Moreover, after Massachusetts’ attorney general sued Purdue, Martin Elling, a senior partner in McKinsey’s North American pharmaceutical practice, wrote to another senior partner, “It probably makes sense to have a quick conversation with the risk committee to see if we should be doing anything” other than “eliminating all our documents and emails. Suspect not but as things get tougher there someone might turn to us.” Came the reply: “Thanks for the heads-up. Will do.” Elling has apparently relocated his practice from New Jersey to McKinsey’s Bangkok office, the Times reporters write.
Last week the Times reported McKinsey & Co. issued an unusual apology for its role in OxyContin sales and vowed a full internal review. Sen. Josh Hawley (R). of Missouri, wrote the firm asking if documents had been destroyed. “You should not expect this to be the last time McKinsey’s work is referenced,” the firm wrote in an internal memo to employees. “While we can’t change the past we can learn from it.”

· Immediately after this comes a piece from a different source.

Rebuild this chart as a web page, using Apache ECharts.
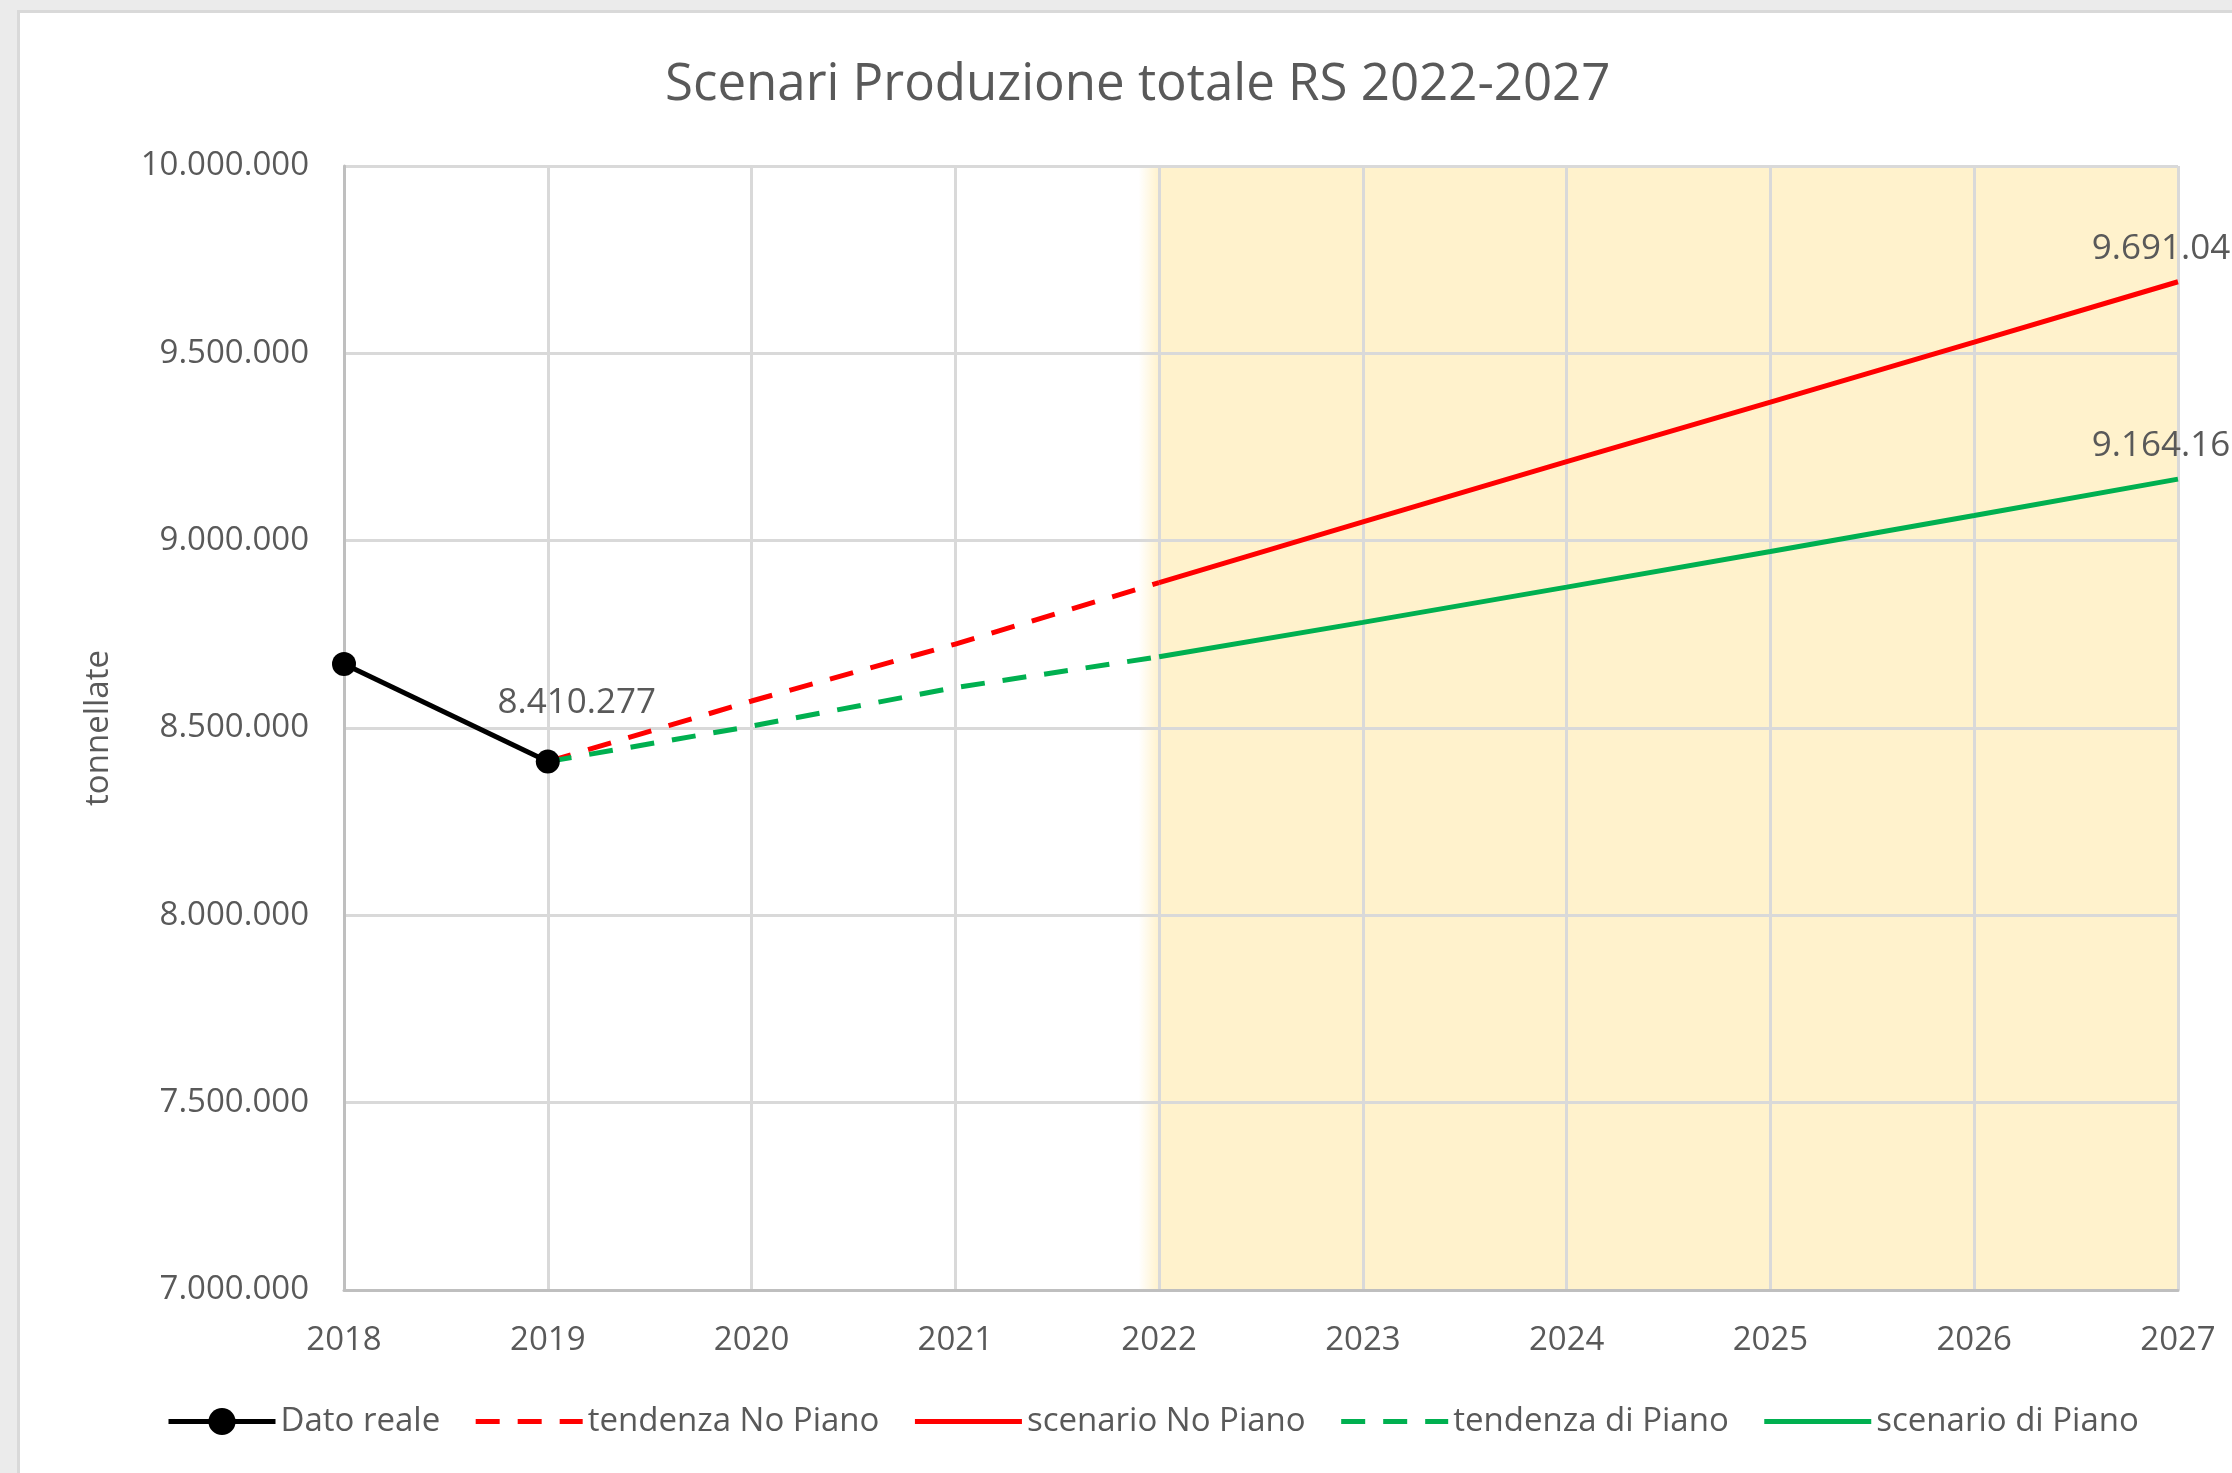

Another rethink is for the FT. The newspaper started its award in 2005, with Goldman Sachs as its co-sponsor. Tarnished by the 2008 financial crisis and the aftermath, the financial services giant bowed out after 2013 and McKinsey took over. The enormous consulting firm is famous mainly for the anonymity on which it insists, but the Purdue Pharmaceutical scandal isn’t the first time McKinsey has been in the news recently, especially for its engagements abroad, in Puerto Rico and Saudi Arabia. A thorough audit of its practices, reinforced by outside institutions, is overdue. In an age of mixed economies and transparency, McKinsey’s business model of mutually-contracted secrecy between the firm and the client seems outdated
Why the need for sponsorship? It would seem to be mainly a form of cooperative advertising. The cash awards to authors are lavish: £30,000 to the winner, £10,000 to each of five finalists, undisclosed sums to the judges, publicists, and for advertising. That makes McKinsey’s investment a spectacular bargain, but it is something of a poisoned chalice for the FT.
The prize’s reputation as recognizing entertaining writing about important business topics is well established. Why not dispense with the money and influence? Who knows what McKinsey does and for whom? Isn’t trustworthy filtering of information the very essence of the newspaper’s business?